In the nonprofit version of the Nixon policy patent rights clause, this point is made clear. The patent rights clause is indifferent whether the nonprofit or its employee-inventor owns any particular invention.
And the subcontracting provisions make clear that each subcontractor and its employees are subject to the patent rights clause.
The patent agreement, then, in the Nixon codification to “effectuate” the provisions of the patent rights clause, has to do with the disclosure of inventions to the federal government, initiating the process of determining whether the government will permit the owner of an invention made with federal support to retain that ownership.

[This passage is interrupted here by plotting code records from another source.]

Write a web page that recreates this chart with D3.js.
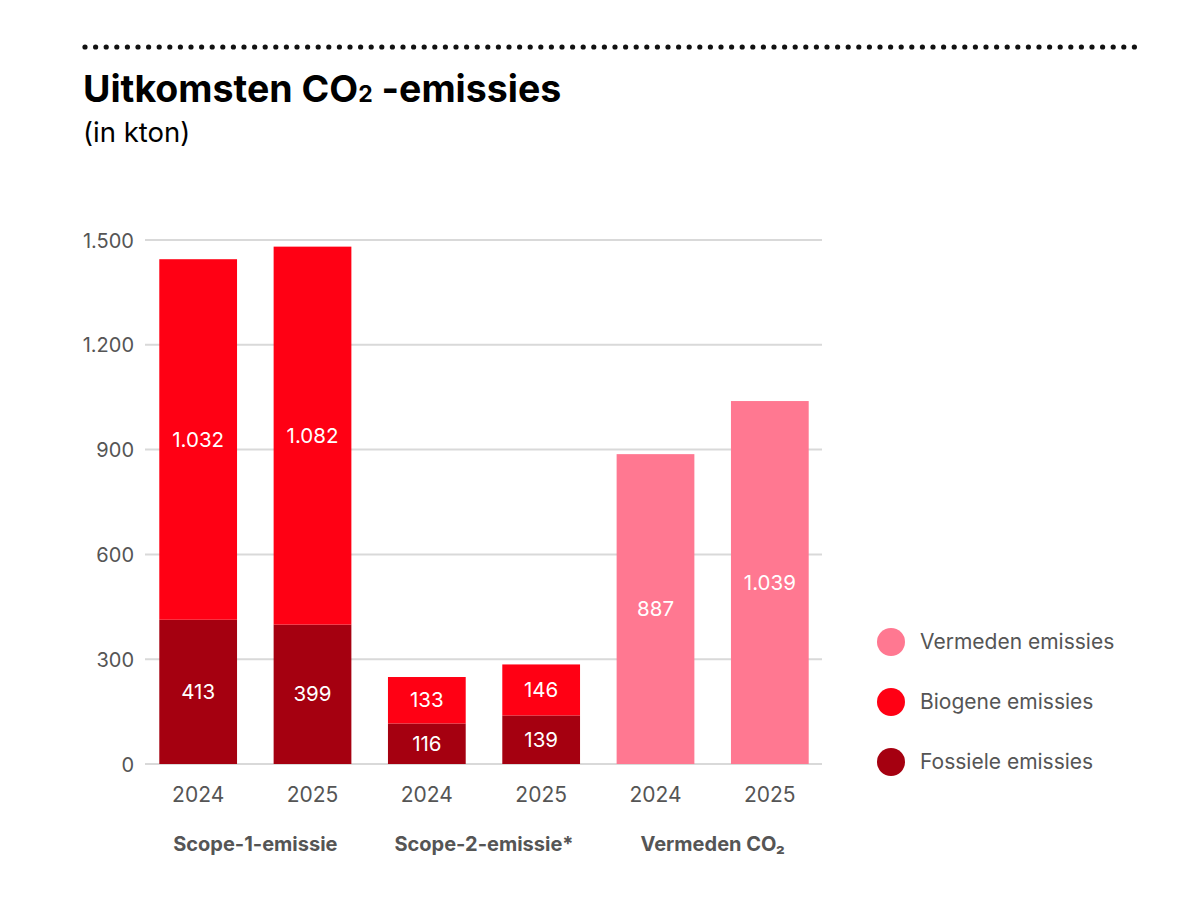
<!DOCTYPE html>
<html>
<head>
<meta charset="utf-8">
<script src="https://cdn.jsdelivr.net/npm/d3@7"></script>
<style>
  body { margin: 0; background: #fff; }
  text { font-family: Inter, "Noto Sans", sans-serif; }
</style>
</head>
<body>
<div id="chart"></div>
<script>
// data
var years = ["2024", "2025", "2024", "2025", "2024", "2025"];
var groups = ["Scope-1-emissie", "Scope-2-emissie*", "Vermeden CO₂"];
var fossiel = [413, 399, 116, 139, 0, 0];
var biogeen = [1032, 1082, 133, 146, 0, 0];
var vermeden = [0, 0, 0, 0, 887, 1039];
var yTicks = [0, 300, 600, 900, 1200, 1500];
var legendLabels = ["Vermeden emissies", "Biogene emissies", "Fossiele emissies"];
var colors = ["#FF7891", "#FF0014", "#A50010"];

var w = 1200, h = 900;

var svg = d3.select("#chart").append("svg")
  .attr("width", w)
  .attr("height", h);

// dotted rule on top
var dots = d3.range(85, 1140, 10.6);
svg.selectAll("circle.dot")
  .data(dots)
  .enter()
  .append("circle")
  .attr("class", "dot")
  .attr("cx", function(d) { return d; })
  .attr("cy", 47)
  .attr("r", 2.6)
  .attr("fill", "#111");

// title
var title = svg.append("text")
  .attr("x", 83)
  .attr("y", 102)
  .attr("font-size", "37.5px")
  .attr("font-weight", 700)
  .attr("fill", "#000");
title.append("tspan").text("Uitkomsten CO");
title.append("tspan").attr("font-size", "23px").text("2");
title.append("tspan").text(" -emissies");

svg.append("text")
  .attr("x", 83)
  .attr("y", 142)
  .attr("font-size", "27.5px")
  .attr("fill", "#000")
  .text("(in kton)");

// scales
var x = d3.scaleBand()
  .domain(d3.range(years.length))
  .range([141, 827])
  .paddingInner(0.32)
  .paddingOuter(0.16);

var y = d3.scaleLinear()
  .domain([0, 1500])
  .range([764, 240]);

// gridlines
svg.selectAll("line.grid")
  .data(yTicks)
  .enter()
  .append("line")
  .attr("x1", 145)
  .attr("x2", 822)
  .attr("y1", function(d) { return y(d); })
  .attr("y2", function(d) { return y(d); })
  .attr("stroke", "#d9d9d9")
  .attr("stroke-width", 2);

// y axis labels
var yAxis = d3.axisLeft(y)
  .tickValues(yTicks)
  .tickSize(0)
  .tickPadding(0)
  .tickFormat(function(d) { return d3.format(",")(d).replace(/,/g, "."); });

svg.append("g")
  .attr("transform", "translate(134,0)")
  .call(yAxis)
  .call(function(g) { g.select(".domain").remove(); })
  .selectAll("text")
  .attr("font-size", "20px")
  .attr("fill", "#555")
  .attr("dy", "0.35em");

// stacked segments
var segs = [];
years.forEach(function(yr, i) {
  var base = 0;
  [[fossiel[i], colors[2]], [biogeen[i], colors[1]], [vermeden[i], colors[0]]].forEach(function(s) {
    if (s[0] > 0) {
      segs.push({ i: i, y0: base, y1: base + s[0], v: s[0], c: s[1] });
      base += s[0];
    }
  });
});

svg.selectAll("rect.seg")
  .data(segs)
  .enter()
  .append("rect")
  .attr("class", "seg")
  .attr("x", function(d) { return x(d.i); })
  .attr("width", x.bandwidth())
  .attr("y", function(d) { return y(d.y1); })
  .attr("height", function(d) { return y(d.y0) - y(d.y1); })
  .attr("fill", function(d) { return d.c; });

// value labels
var fmt = function(v) { return d3.format(",")(v).replace(/,/g, "."); };
svg.selectAll("text.val")
  .data(segs)
  .enter()
  .append("text")
  .attr("class", "val")
  .attr("x", function(d) { return x(d.i) + x.bandwidth() / 2; })
  .attr("y", function(d) { return (y(d.y0) + y(d.y1)) / 2; })
  .attr("dy", "0.35em")
  .attr("text-anchor", "middle")
  .attr("font-size", "20.5px")
  .attr("fill", "#fff")
  .text(function(d) { return fmt(d.v); });

// year labels
svg.selectAll("text.year")
  .data(years)
  .enter()
  .append("text")
  .attr("class", "year")
  .attr("x", function(d, i) { return x(i) + x.bandwidth() / 2; })
  .attr("y", 802)
  .attr("text-anchor", "middle")
  .attr("font-size", "21px")
  .attr("fill", "#555")
  .text(function(d) { return d; });

// group labels
svg.selectAll("text.group")
  .data(groups)
  .enter()
  .append("text")
  .attr("class", "group")
  .attr("x", function(d, i) { return (x(i * 2) + x(i * 2 + 1) + x.bandwidth()) / 2; })
  .attr("y", 851)
  .attr("text-anchor", "middle")
  .attr("font-size", "20px")
  .attr("font-weight", 700)
  .attr("fill", "#555")
  .text(function(d) { return d; });

// legend
var legend = svg.selectAll("g.legend")
  .data(legendLabels)
  .enter()
  .append("g")
  .attr("class", "legend")
  .attr("transform", function(d, i) { return "translate(891," + (642 + i * 60) + ")"; });

legend.append("circle")
  .attr("r", 14)
  .attr("fill", function(d, i) { return colors[i]; });

legend.append("text")
  .attr("x", 29)
  .attr("dy", "0.35em")
  .attr("font-size", "21px")
  .attr("fill", "#555")
  .text(function(d) { return d; });
</script>
</body>
</html>
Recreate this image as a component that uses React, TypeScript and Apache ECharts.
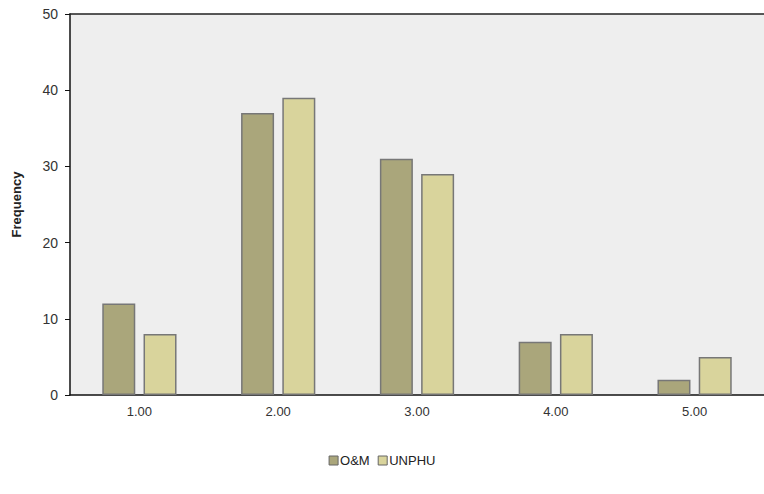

As is evident from the parallelism with the requirement in the subcontracting requirements, the purpose of the patent agreement is to make the subcontractors employees subject to the patent rights clause along with the subcontractor. That is the purpose of the patent agreement, then, with regard to the prime contractor. It does not matter to the federal government whether an inventor owns or the inventor’s employer owns any given invention–what matters is that both employer and inventor are subject to the patent rights clause, whatever other relationship they may have with regard to the disposition of inventions.
The FPR then packs this home in its procedure for determining whether a contractor may retain greater rights in an invention (1-9.109-6):
“[T]he term contractor shall be understood to also mean the employee-inventor.” The FPR uses “Contractor” and “employee-inventor” but it is clear that whenever an employee-inventor owns an invention and does not have a duty to assign that invention to the Contractor, the employee-inventor is subject to the patent rights clause and is, for the duties that the employee-inventor has under the patent rights clause to be treated as a contractor–and indeed is a contractor.
This is just what goes on with Bayh-Dole’s standard patent rights clause written agreement requirement at 37 CFR 401.14(f)(2). That written agreement is not a patent agreement under which employees are forced to assign rights in inventions to the Contractor, but rather is the patent agreement of the FPR, which makes employee-inventors subject to the patent rights clause by action of their employers–by substitution of parties. The inventors become parties to the funding agreement–contractors–and their inventions then are subject inventions–inventions “of the contractor.” It’s just that the contractor is not the Contractor, if you follow; it’s the employee-inventor as contractor.
[If you have got this far, then you might consider how problematic it is for NIST to claim–as it did in May 2018–that the Reagan executive order simply extends Bayh-Dole to all federal funding agreements for research and development, and then harmonizes Bayh-Dole’s regulations to include all contractors to make it appear that this is the case. Clearly, Reagan’s executive order does not extend Bayh-Dole–it does something similar, but not Bayh-Dole. Clearly, Reagan’s executive order cannot preempt federal statutes, though it can at least change the effect of 15 USC 2218(d), which cites the Nixon patent policy as amended in the Federal Register, which is what Reagan’s executive order apparently does. NIST essentially creates new law to its liking through regulatory nonsense.]